» Exercise details
Below is a listing. Return the lines from the one that contains "Write a Python script that recreates this chart with matplotlib." to the one that contains "40, 45, 50]", both ends included, verbatim and with no pictures.

========================================================================

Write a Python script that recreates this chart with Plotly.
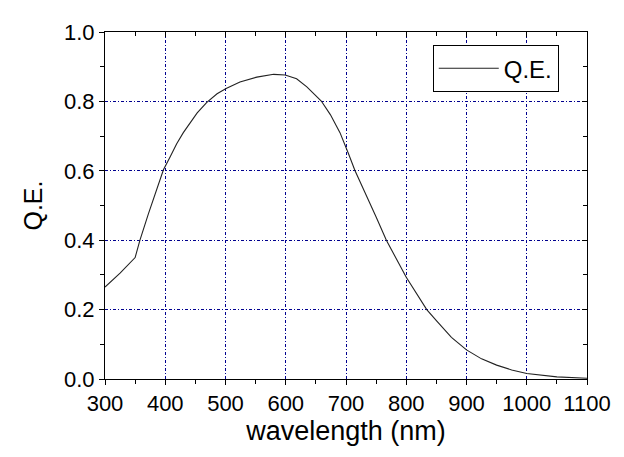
import plotly.graph_objects as go

wavelength = [300, 325, 350, 358, 372, 385, 397, 408, 419, 430, 441, 453, 469, 486, 501, 524, 552, 580, 599, 618, 635, 649, 659, 674, 690, 704, 715, 750, 767, 800, 834, 850, 875, 900, 925, 950, 975, 1000, 1025, 1050, 1100]
qe = [0.265, 0.305, 0.35, 0.40, 0.476, 0.54, 0.603, 0.640, 0.678, 0.710, 0.738, 0.767, 0.797, 0.822, 0.837, 0.856, 0.870, 0.878, 0.876, 0.865, 0.842, 0.818, 0.801, 0.762, 0.710, 0.650, 0.60, 0.467, 0.40, 0.293, 0.20, 0.168, 0.120, 0.084, 0.058, 0.040, 0.026, 0.016, 0.010, 0.006, 0.002]

x_ticks = [300, 400, 500, 600, 700, 800, 900, 1000, 1100]
y_ticks = [0.0, 0.2, 0.4, 0.6, 0.8, 1.0]

FONT = "Arial, Liberation Sans, sans-serif"

fig = go.Figure()
fig.add_trace(go.Scatter(x=wavelength, y=qe, mode="lines", name="Q.E.",
                         line=dict(color="#222222", width=1.1)))
# invisible trace to activate the mirrored (top/right) axes
fig.add_trace(go.Scatter(x=[wavelength[0]], y=[qe[0]], xaxis="x2", yaxis="y2",
                         mode="markers", marker=dict(opacity=0), showlegend=False, hoverinfo="skip"))

grid = dict(showgrid=True, gridcolor="#00008f", gridwidth=1, griddash="3px,2px,1px,2px")

fig.update_layout(
    width=624, height=457,
    margin=dict(l=97, r=45, t=16, b=86),
    paper_bgcolor="white", plot_bgcolor="white",
    font=dict(family=FONT, color="black"),
    showlegend=True,
    legend=dict(x=0.68, y=0.962, xanchor="left", yanchor="top",
                bgcolor="white", bordercolor="black", borderwidth=1,
                font=dict(size=24, family=FONT), itemwidth=60,
                tracegroupgap=0),
    xaxis=dict(range=[300, 1100], tickvals=x_ticks, ticktext=[str(v) for v in x_ticks],
               ticks="outside", ticklen=5, tickwidth=1, tickcolor="black",
               showline=True, linecolor="black", linewidth=1, zeroline=False,
               tickfont=dict(size=22), title=dict(text="wavelength (nm)", font=dict(size=27), standoff=4),
               minor=dict(dtick=50, tick0=300, ticks="outside", ticklen=4, tickcolor="black", showgrid=False),
               **grid),
    yaxis=dict(range=[0, 1.0], tickvals=y_ticks, ticktext=[f"{v:.1f}" for v in y_ticks],
               ticks="outside", ticklen=5, tickwidth=1, tickcolor="black",
               showline=True, linecolor="black", linewidth=1, zeroline=False,
               tickfont=dict(size=22), title=dict(text="Q.E.", font=dict(size=25), standoff=14),
               minor=dict(dtick=0.1, tick0=0, ticks="outside", ticklen=4, tickcolor="black", showgrid=False),
               **grid),
    xaxis2=dict(range=[300, 1100], overlaying="x", side="top", anchor="y",
                tickvals=x_ticks, showticklabels=False, ticks="inside", ticklen=5,
                tickcolor="black", showline=True, linecolor="black", linewidth=1,
                showgrid=False, zeroline=False,
                minor=dict(dtick=50, tick0=300, ticks="inside", ticklen=4, tickcolor="black")),
    yaxis2=dict(range=[0, 1.0], overlaying="y", side="right", anchor="x",
                tickvals=y_ticks, showticklabels=False, ticks="inside", ticklen=5,
                tickcolor="black", showline=True, linecolor="black", linewidth=1,
                showgrid=False, zeroline=False,
                minor=dict(dtick=0.1, tick0=0, ticks="inside", ticklen=4, tickcolor="black")),
)

fig.write_html("out.html")
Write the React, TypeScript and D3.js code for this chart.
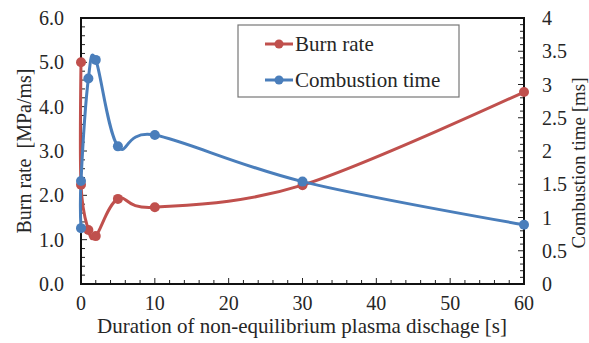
import * as d3 from 'd3';

// duration of plasma discharge [s]
const DURATION = [0, 0, 1, 2, 5, 10, 30, 60];
// burn rate [MPa/ms], left axis
const BURN_RATE = [5.0, 2.24, 1.22, 1.08, 1.92, 1.73, 2.23, 4.33];
// combustion time [ms], right axis
const COMB_TIME = [0.84, 1.55, 3.09, 3.37, 2.07, 2.24, 1.54, 0.89];

const X_TICKS = [0, 10, 20, 30, 40, 50, 60];
const Y_LEFT_TICKS = [0, 1, 2, 3, 4, 5, 6];
const Y_RIGHT_TICKS = [0, 0.5, 1, 1.5, 2, 2.5, 3, 3.5, 4];

const RED = '#c0504d';
const BLUE = '#4a7ebb';
const FONT = "'Liberation Serif', 'Times New Roman', Times, serif";

export default function App() {
  const width = 589;
  const height = 343;
  const m = { left: 81, right: 524, top: 18, bottom: 284 };

  const x = d3.scaleLinear().domain([0, 60]).range([m.left, m.right]);
  const yL = d3.scaleLinear().domain([0, 6]).range([m.bottom, m.top]);
  const yR = d3.scaleLinear().domain([0, 4]).range([m.bottom, m.top]);

  const curve = d3.curveCatmullRom.alpha(0);
  const redPts = DURATION.map((d, i) => [x(d), yL(BURN_RATE[i])] as [number, number]);
  const bluePts = DURATION.map((d, i) => [x(d), yR(COMB_TIME[i])] as [number, number]);
  const line = d3.line().curve(curve);

  const xMinor = d3.range(0, 60.01, 2);
  const yLMinor = d3.range(0, 6.01, 0.2);
  const yRMinor = d3.range(0, 4.001, 0.1);

  return (
    <svg width={width} height={height}
      style={{ position: 'absolute', left: 0, top: 0, background: '#fff', fontFamily: FONT }}>
      {/* minor ticks */}
      {xMinor.map((t, i) => (
        <line key={'xm' + i} x1={x(t)} x2={x(t)} y1={m.bottom} y2={m.bottom - (t % 10 === 0 ? 6 : 4)}
          stroke="#222" strokeWidth={1} />
      ))}
      {yLMinor.map((t, i) => (
        <line key={'ylm' + i} x1={m.left} x2={m.left + (i % 5 === 0 ? 6 : 4)} y1={yL(t)} y2={yL(t)}
          stroke="#222" strokeWidth={1} />
      ))}
      {yRMinor.map((t, i) => (
        <line key={'yrm' + i} x1={m.right} x2={m.right - (i % 5 === 0 ? 6 : 4)} y1={yR(t)} y2={yR(t)}
          stroke="#222" strokeWidth={1} />
      ))}

      {/* frame */}
      <rect x={m.left} y={m.top} width={m.right - m.left} height={m.bottom - m.top}
        fill="none" stroke="#111" strokeWidth={2} />

      {/* series */}
      <path d={line(redPts) ?? ''} fill="none" stroke={RED} strokeWidth={3} />
      <path d={line(bluePts) ?? ''} fill="none" stroke={BLUE} strokeWidth={3} />
      {redPts.map((p, i) => <circle key={'r' + i} cx={p[0]} cy={p[1]} r={5} fill={RED} />)}
      {bluePts.map((p, i) => <circle key={'b' + i} cx={p[0]} cy={p[1]} r={5} fill={BLUE} />)}

      {/* tick labels */}
      <g fontSize={20} fill="#262626">
        {X_TICKS.map(t => (
          <text key={'xt' + t} x={x(t)} y={310} textAnchor="middle">{t}</text>
        ))}
        {Y_LEFT_TICKS.map(t => (
          <text key={'yl' + t} x={64} y={yL(t)} dy="0.35em" textAnchor="end">{t.toFixed(1)}</text>
        ))}
        {Y_RIGHT_TICKS.map(t => (
          <text key={'yr' + t} x={542} y={yR(t)} dy="0.35em" textAnchor="start">{String(t)}</text>
        ))}
      </g>

      {/* axis titles */}
      <g fill="#262626">
        <text x={302} y={333} textAnchor="middle" fontSize={21}>Duration of non-equilibrium plasma dischage [s]</text>
        <text transform="translate(31,151) rotate(-90)" textAnchor="middle" fontSize={20} style={{ whiteSpace: 'pre' }}>
          {'Burn rate  [MPa/ms]'}
        </text>
        <text transform="translate(585,163) rotate(-90)" textAnchor="middle" fontSize={19}>Combustion time [ms]</text>
      </g>

      {/* legend */}
      <g>
        <rect x={238} y={25} width={221} height={72} fill="#fff" stroke="#777" strokeWidth={1.2} />
        <line x1={265} x2={293} y1={44} y2={44} stroke={RED} strokeWidth={3} />
        <circle cx={279} cy={44} r={4.5} fill={RED} />
        <text x={295} y={44} dy="0.35em" fontSize={21} fill="#262626">Burn rate</text>
        <line x1={265} x2={293} y1={80} y2={80} stroke={BLUE} strokeWidth={3} />
        <circle cx={279} cy={80} r={4.5} fill={BLUE} />
        <text x={295} y={80} dy="0.35em" fontSize={21} fill="#262626">Combustion time</text>
      </g>
    </svg>
  );
}
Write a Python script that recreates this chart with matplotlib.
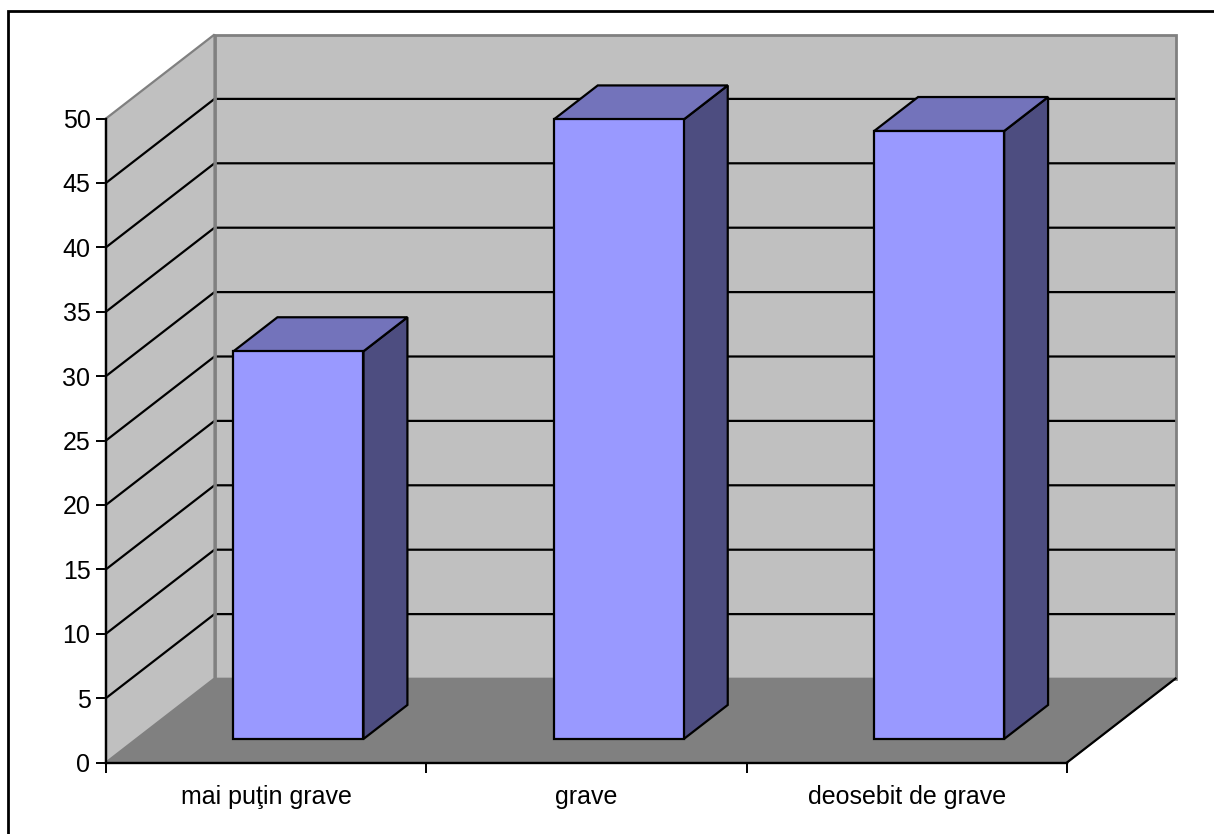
import matplotlib
matplotlib.use("Agg")
import matplotlib.pyplot as plt
from matplotlib.patches import Polygon, Rectangle

plt.rcParams["font.family"] = ["Liberation Sans", "DejaVu Sans"]

categories = ["mai puţin grave", "grave", "deosebit de grave"]
values = [30.1, 48.1, 47.2]
y_ticks = [0, 5, 10, 15, 20, 25, 30, 35, 40, 45, 50]

W, H = 1214, 834
fig = plt.figure(figsize=(W / 100, H / 100), dpi=100, facecolor="white")

# outer chart border, runs off the right and bottom edges
fig.add_artist(Rectangle((8 / W, -0.1), 1.2, (H - 11) / H + 0.1, transform=fig.transFigure,
                         fill=False, edgecolor="black", linewidth=2.0))

# axes sit on the front plane of the 3D box
ax = fig.add_axes([106 / W, (H - 762.5) / H, 961 / W, 644 / H])
ax.set_xlim(0, 3)
ax.set_ylim(0, 50)
ax.patch.set_visible(False)

# depth of the box in data units
depth_x = 108.5 / 961 * 3
depth_y = 84 / 644 * 50


def proj(x, y, d):
    return (x + d * depth_x, y + d * depth_y)


def face(points, color, edge, lw=1.6, z=1):
    ax.add_patch(Polygon([proj(*p) for p in points], closed=True, facecolor=color,
                         edgecolor=edge, linewidth=lw, zorder=z, clip_on=False,
                         joinstyle="miter"))


wall = "#C0C0C0"
floor = "#808080"
back = [(0, 0, 1), (3, 0, 1), (3, 50, 1), (0, 50, 1)]
side_wall = [(0, 0, 0), (0, 50, 0), (0, 50, 1), (0, 0, 1)]

# back wall, floor and side wall
face(back, wall, "none", 0, 1)
face([(0, 0, 0), (3, 0, 0), (3, 0, 1), (0, 0, 1)], floor, "#808080", 1.2, 2)
face(side_wall, wall, "none", 0, 2)

# gridlines wrap from the front edge across the side and back walls
for t in y_ticks[1:-1]:
    xs, ys = zip(proj(0, t, 0), proj(0, t, 1), proj(3, t, 1))
    ax.plot(xs, ys, color="black", lw=1.6, zorder=3, clip_on=False, solid_joinstyle="miter")

# gray wall outlines go over the gridlines
face(back, "none", "#808080", 2.0, 4)
face(side_wall, "none", "#808080", 1.6, 4)

# right edge of the floor
xs, ys = zip(proj(3, 0, 0), proj(3, 0, 1))
ax.plot(xs, ys, color="black", lw=1.6, zorder=4, clip_on=False)

# bars as front, top and side faces
bar_w = 130 / 961 * 3
d0, d1 = 0.28, 0.685
for i, v in enumerate(values):
    x0 = i + 0.5 + 0.006 - bar_w / 2
    x1 = x0 + bar_w
    face([(x1, 0, d0), (x1, 0, d1), (x1, v, d1), (x1, v, d0)], "#4D4D80", "black", 1.6, 5)
    face([(x0, v, d0), (x1, v, d0), (x1, v, d1), (x0, v, d1)], "#7373BB", "black", 1.6, 5)
    face([(x0, 0, d0), (x1, 0, d0), (x1, v, d0), (x0, v, d0)], "#9999FF", "black", 1.6, 6)

for side in ["top", "right"]:
    ax.spines[side].set_visible(False)
for side in ["left", "bottom"]:
    ax.spines[side].set_linewidth(1.7)
    ax.spines[side].set_zorder(7)

ax.set_yticks(y_ticks)
ax.tick_params(axis="y", length=7.2, width=1.4, labelsize=18, pad=4)
ax.set_xticks([0, 1, 2, 3])
ax.set_xticklabels([])
ax.set_xticks([0.5, 1.5, 2.5], labels=categories, minor=True)
ax.tick_params(axis="x", which="major", length=7.2, width=1.4)
ax.tick_params(axis="x", which="minor", length=0, labelsize=18, pad=16.5)

fig.savefig("out.png", dpi=100)
plt.close(fig)
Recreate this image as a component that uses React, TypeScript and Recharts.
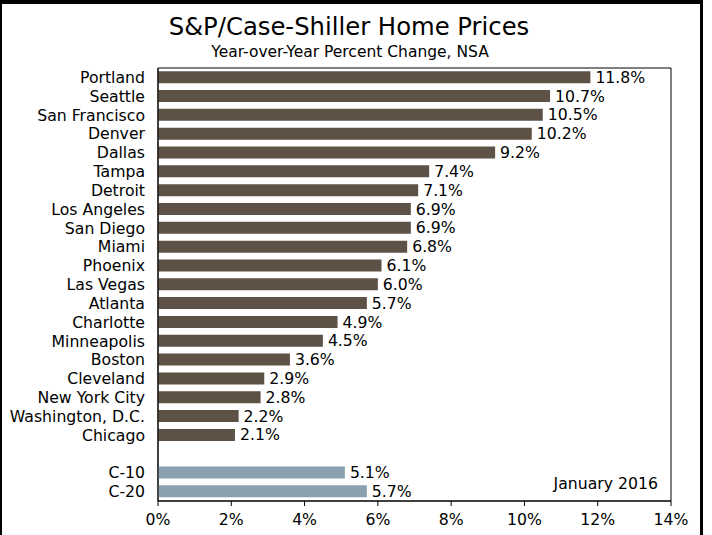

========================================================================

» Solution
Write a Python script that recreates this chart with matplotlib.
import matplotlib
matplotlib.use("Agg")
import matplotlib.pyplot as plt
from matplotlib.patches import Polygon, Rectangle

plt.rcParams["font.family"] = ["Liberation Sans", "DejaVu Sans"]

categories = ["mai puţin grave", "grave", "deosebit de grave"]
values = [30.1, 48.1, 47.2]
y_ticks = [0, 5, 10, 15, 20, 25, 30, 35, 40, 45, 50]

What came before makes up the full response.